Alliance revenues (GEP/GIP) increased 45% operationally in 2015, compared to 2014, mainly due to:
an increase in Eliquis alliance revenues as a result of increased market share,
partially offset by:
the termination of the Spiriva (GEP) co-promotion collaboration, which resulted in a decrease of approximately $143 million
operationally in 2015, compared to 2014.
Eliquis (apixaban) (GIP) is being jointly developed and commercialized by Pfizer and Bristol-Myers Squibb (BMS). The two companies
share commercialization expenses and profit/losses equally on a global basis. In April 2015, we signed an agreement with BMS to
transfer full commercialization rights in certain smaller markets to us, beginning in the third quarter of 2015. BMS supplies the product to
us at cost plus a percentage of the net sales to end-customers in these markets. Eliquis is part of the Novel Oral Anticoagulant (NOAC)

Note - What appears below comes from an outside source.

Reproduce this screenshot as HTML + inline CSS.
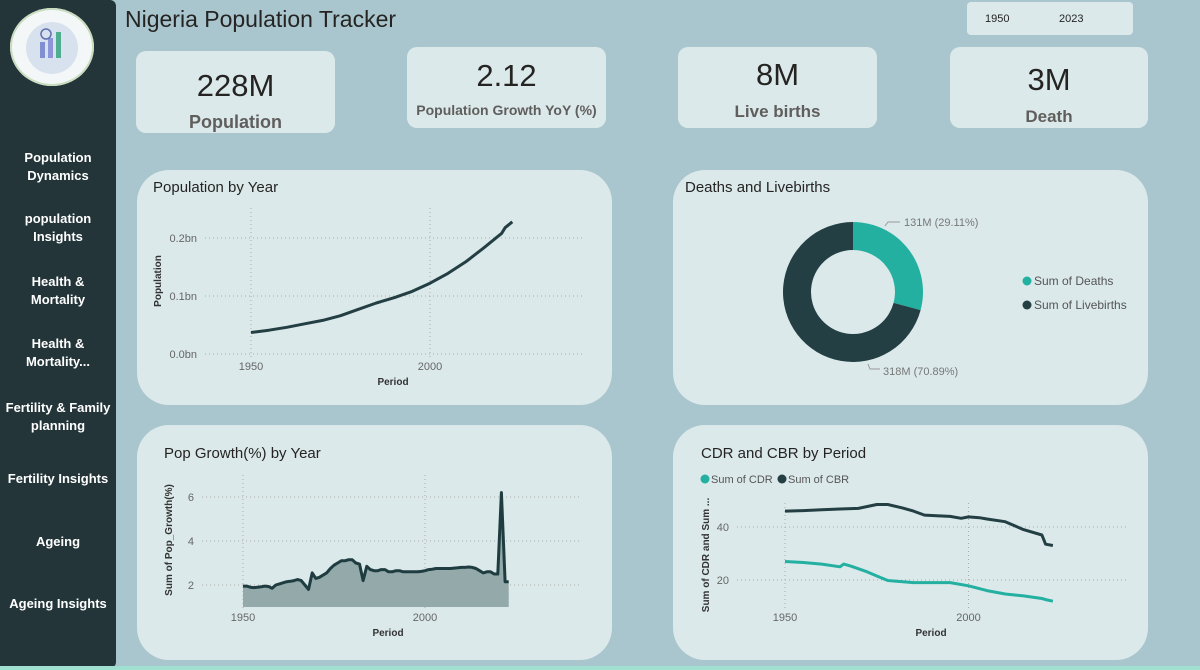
<!DOCTYPE html>
<html><head><meta charset="utf-8"><style>
body{margin:0;width:1200px;height:670px;background:#a9c5cd;font-family:"Liberation Sans","DejaVu Sans",sans-serif;position:relative;overflow:hidden}
.abs{position:absolute}
.side{left:0;top:0;width:116px;height:668px;background:#233539;border-radius:0 6px 6px 0}
.nav{position:absolute;left:0;width:116px;text-align:center;color:#fff;font-weight:bold;font-size:13px;line-height:18px}
.card{position:absolute;background:#dbe9ea;border-radius:10px;text-align:center}
.val{position:absolute;left:0;right:0;color:#252423;font-size:31px}
.lab{position:absolute;left:0;right:0;color:#605e5c;font-weight:bold}
.panel{position:absolute;background:#dbe9ea;border-radius:32px}
svg text{font-family:"Liberation Sans","DejaVu Sans",sans-serif}
</style></head><body>
<div class="abs side"></div>
<div class="abs" style="left:10px;top:8px;width:84px;height:78px;border-radius:50%;background:#f4f7f7;box-shadow:0 0 0 2px #c9dcc0 inset">
 <svg width="84" height="78"><circle cx="42" cy="40" r="26" fill="#d8e2ef"/><rect x="30" y="34" width="5" height="16" fill="#7f8fd0"/><rect x="38" y="30" width="5" height="20" fill="#8b95d8"/><rect x="46" y="24" width="5" height="26" fill="#4fae8f"/><circle cx="36" cy="26" r="5" fill="none" stroke="#6070b0" stroke-width="1.5"/></svg></div>
<div class="nav" style="top:149px">Population<br>Dynamics</div>
<div class="nav" style="top:210px">population<br>Insights</div>
<div class="nav" style="top:273px">Health &amp;<br>Mortality</div>
<div class="nav" style="top:335px">Health &amp;<br>Mortality...</div>
<div class="nav" style="top:399px">Fertility &amp; Family<br>planning</div>
<div class="nav" style="top:470px">Fertility Insights</div>
<div class="nav" style="top:533px">Ageing</div>
<div class="nav" style="top:595px">Ageing Insights</div>
<div class="abs" style="left:0;top:666px;width:1200px;height:4px;background:#9fe0d0"></div>

<div class="abs" style="left:125px;top:6px;font-size:23px;color:#252423;font-family:'Comic Sans MS','Liberation Sans',sans-serif">Nigeria Population Tracker</div>
<div class="abs" style="left:967px;top:2px;width:166px;height:33px;background:#dbe9ea;border-radius:4px;font-size:11px;color:#252423">
 <span class="abs" style="left:18px;top:11px">1950</span><span class="abs" style="left:92px;top:11px">2023</span></div>

<div class="card" style="left:136px;top:51px;width:199px;height:82px"><div class="val" style="top:17px">228M</div><div class="lab" style="top:61px;font-size:18px">Population</div></div>
<div class="card" style="left:407px;top:47px;width:199px;height:81px"><div class="val" style="top:11px">2.12</div><div class="lab" style="top:55px;font-size:14px">Population Growth YoY (%)</div></div>
<div class="card" style="left:678px;top:47px;width:199px;height:81px"><div class="val" style="top:10px">8M</div><div class="lab" style="top:55px;font-size:17px">Live births</div></div>
<div class="card" style="left:950px;top:47px;width:198px;height:81px"><div class="val" style="top:15px">3M</div><div class="lab" style="top:60px;font-size:17px">Death</div></div>

<div class="panel" style="left:137px;top:170px;width:475px;height:235px"></div>
<div class="panel" style="left:673px;top:170px;width:475px;height:235px"></div>
<div class="panel" style="left:137px;top:425px;width:475px;height:235px"></div>
<div class="panel" style="left:673px;top:425px;width:475px;height:235px"></div>

<svg id="chart" class="abs" style="left:0;top:0" width="1200" height="670"></svg>
<script>
const popYears=[1950,1955,1960,1965,1970,1975,1980,1985,1990,1995,2000,2005,2010,2015,2019,2020,2021,2022,2023];
const popValues=[0.037,0.041,0.046,0.052,0.058,0.066,0.077,0.088,0.097,0.108,0.122,0.139,0.159,0.183,0.203,0.208,0.218,0.223,0.228];
const popTicks=["0.0bn","0.1bn","0.2bn"];
const growthYears=[];for(let y=1950;y<=2023;y++)growthYears.push(y);
const growthValues=[1.95,1.95,1.9,1.88,1.9,1.92,1.95,1.93,1.85,2.0,2.05,2.1,2.15,2.17,2.2,2.25,2.2,2.0,1.8,2.55,2.3,2.35,2.45,2.55,2.75,2.9,3.0,3.1,3.1,3.15,3.15,3.0,2.95,2.2,2.85,2.7,2.65,2.65,2.7,2.7,2.6,2.6,2.65,2.65,2.6,2.6,2.6,2.6,2.6,2.62,2.65,2.7,2.72,2.75,2.75,2.75,2.75,2.75,2.77,2.78,2.8,2.8,2.82,2.8,2.75,2.65,2.55,2.6,2.6,2.5,2.5,6.2,2.15,2.15];
const growthTicks=[2,4,6];
const cbrYears=[1950,1955,1960,1965,1970,1975,1978,1982,1985,1988,1992,1995,1998,2000,2003,2005,2010,2015,2020,2021,2023];
const cbrValues=[46,46.2,46.5,46.8,47,48.5,48.5,47.2,46,44.5,44.2,44,43.3,43.8,43.5,43,42,39,37,33.5,33];
const cdrYears=[1950,1955,1960,1965,1966,1968,1972,1975,1978,1985,1990,1995,2000,2005,2010,2015,2020,2021,2023];
const cdrValues=[27,26.6,26,25,26,25.2,23.3,21.5,19.8,19,19,19,17.8,16,14.7,14,13,12.6,12];
const cdrTicks=[20,40];
const donutLabels=["Sum of Deaths","Sum of Livebirths"];
const donutValues=[131,318];
const donutPctLabels=["29.11%","70.89%"];
const xTickYears=[1950,2000];

const NS="http://www.w3.org/2000/svg",svg=document.getElementById('chart');
function mk(tag,attrs,parent){const e=document.createElementNS(NS,tag);for(const k in attrs)e.setAttribute(k,attrs[k]);(parent||svg).appendChild(e);return e;}
function txt(s,x,y,attrs){const t=mk('text',Object.assign({x:x,y:y},attrs));t.textContent=s;return t;}
function lineChart(o){
 const sx=v=>o.x0+(v-1950)*o.xs, sy=v=>o.y0-(v-o.v0)*o.ys;
 o.yTicks.forEach((t,i)=>{const val=o.tickVals[i];
  const g=mk('line',{x1:o.gx1,x2:o.gx2,y1:sy(val),y2:sy(val),stroke:'#aaa','stroke-dasharray':'1 3'});
  
  const l=txt(t,o.gx1-8,sy(val)+4,{'text-anchor':'end','font-size':11,fill:'#666'});
  });
 xTickYears.forEach(y=>{const g=mk('line',{x1:sx(y),x2:sx(y),y1:o.gTop,y2:o.gBot,stroke:'#aaa','stroke-dasharray':'1 3'});
  
  const l=txt(String(y),sx(y),o.xLabY,{'text-anchor':'middle','font-size':11,fill:'#666'});
  });
 o.series.forEach(s=>{const pts=s.x.map((x,i)=>sx(x).toFixed(1)+','+sy(s.y[i]).toFixed(1));
  if(s.area){const a=mk('polygon',{points:sx(s.x[0])+','+sy(s.base)+' '+pts.join(' ')+' '+sx(s.x[s.x.length-1])+','+sy(s.base),fill:'#93a9aa'});
   }
  const p=mk('polyline',{points:pts.join(' '),fill:'none',stroke:s.color,'stroke-width':3,'stroke-linejoin':'round'});
  });
 const xt=txt('Period',o.xTitleX,o.xLabY+15,{'text-anchor':'middle','font-size':10,'font-weight':'bold',fill:'#333'});
 
 const yt=txt(o.yTitle,0,0,{'text-anchor':'middle','font-size':10,'font-weight':'bold',fill:'#333',transform:'translate('+o.yTitleX+','+o.yTitleY+') rotate(-90)'});
 
 const ti=txt(o.title,o.titleX,o.titleY,{'font-size':15,fill:'#252423'});
 
}
lineChart({title:'Population by Year',titleX:153,titleY:192,x0:251,xs:3.58,y0:354,v0:0,ys:580,yTicks:popTicks,tickVals:[0,0.1,0.2],gx1:205,gx2:582,gTop:208,gBot:358,xLabY:370,xTitleX:393,yTitle:'Population',yTitleX:161,yTitleY:281,
 series:[{x:popYears,y:popValues,color:'#233f44',name:'population-line'}]});
lineChart({title:'Pop Growth(%) by Year',titleX:164,titleY:458,x0:243,xs:3.64,y0:585,v0:2,ys:22,yTicks:growthTicks.map(String),tickVals:growthTicks,gx1:202,gx2:580,gTop:475,gBot:608,xLabY:621,xTitleX:388,yTitle:'Sum of Pop_Growth(%)',yTitleX:172,yTitleY:540,
 series:[{x:growthYears,y:growthValues,color:'#1f3d40',name:'growth-line',area:true,base:1}]});
lineChart({title:'CDR and CBR by Period',titleX:701,titleY:458,x0:785,xs:3.67,y0:580,v0:20,ys:2.65,yTicks:cdrTicks.map(String),tickVals:cdrTicks,gx1:737,gx2:1127,gTop:503,gBot:608,xLabY:621,xTitleX:931,yTitle:'Sum of CDR and Sum ...',yTitleX:709,yTitleY:555,
 series:[{x:cbrYears,y:cbrValues,color:'#233f44',name:'cbr-line'},{x:cdrYears,y:cdrValues,color:'#23b0a0',name:'cdr-line'}]});
[['Sum of CDR',705,'#23b0a0'],['Sum of CBR',782,'#233f44']].forEach(l=>{const c=mk('circle',{cx:l[1],cy:479,r:4.5,fill:l[2]});
 
 const t=txt(l[0],l[1]+6,483,{'font-size':11,fill:'#555'});});
const dt=txt('Deaths and Livebirths',685,192,{'font-size':15,fill:'#252423'});
const cx=853,cy=292,R=70,r=42,tot=donutValues.reduce((a,b)=>a+b,0),cols=['#23b0a0','#233f44'];let a0=-Math.PI/2;
donutValues.forEach((v,i)=>{const a1=a0+v/tot*2*Math.PI,lg=(a1-a0)>Math.PI?1:0;
 const P=(rr,a)=>(cx+rr*Math.cos(a)).toFixed(2)+' '+(cy+rr*Math.sin(a)).toFixed(2);
 const p=mk('path',{d:'M'+P(R,a0)+' A'+R+' '+R+' 0 '+lg+' 1 '+P(R,a1)+' L'+P(r,a1)+' A'+r+' '+r+' 0 '+lg+' 0 '+P(r,a0)+' Z',fill:cols[i]});
 
 const lc=mk('circle',{cx:1027,cy:281+i*24,r:4.5,fill:cols[i]});
 const lt=txt(donutLabels[i],1034,285+i*24,{'font-size':12,fill:'#555'});
 a0=a1;});
const l1=mk('polyline',{points:'885,226 888,222 900,222',fill:'none',stroke:'#999'});
const d1=txt(donutValues[0]+'M ('+donutPctLabels[0]+')',904,226,{'font-size':11,fill:'#777'});
const l2=mk('polyline',{points:'868,364 870,369 880,369',fill:'none',stroke:'#999'});
const d2=txt(donutValues[1]+'M ('+donutPctLabels[1]+')',883,375,{'font-size':11,fill:'#777'});
</script>
</body></html>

market; the agents in this class were developed as alternative treatment options to warfarin in appropriate patients. Eliquis (apixaban) is
approved for multiple indications in major markets around the world:
to reduce the risk of stroke and systemic embolism in patients with nonvalvular atrial fibrillation (NVAF);
for the treatment of deep vein thrombosis (DVT) and pulmonary embolism (PE), and for the reduction in the risk of recurrent DVT and
PE following initial therapy; and
for the prophylaxis of DVT, which may lead to PE, in patients who have undergone hip or knee replacement surgery.
The NOAC class penetration continues to expand across key markets. Eliquis has become the most prescribed oral anticoagulant in
new to brand prescriptions among cardiologists in the U.S., Japan, and several other markets. Eliquis share uptake with primary care
physicians has also been strong, following the launch, in the fourth quarter of 2014, of the treatment indications for DVT and PE and
reduction in the risk of recurrent DVT and PE.
See the “Our Operating Environment—Intellectual Property Rights and Collaboration/Licensing Rights section of this Financial Review, for
information regarding the expiration of various contract rights relating to Spiriva, Enbrel and Rebif.
See Notes to Consolidated Financial Statements—Note 17. Commitments and Contingencies for a discussion of recent developments
concerning patent and product litigation relating to certain of the products discussed above.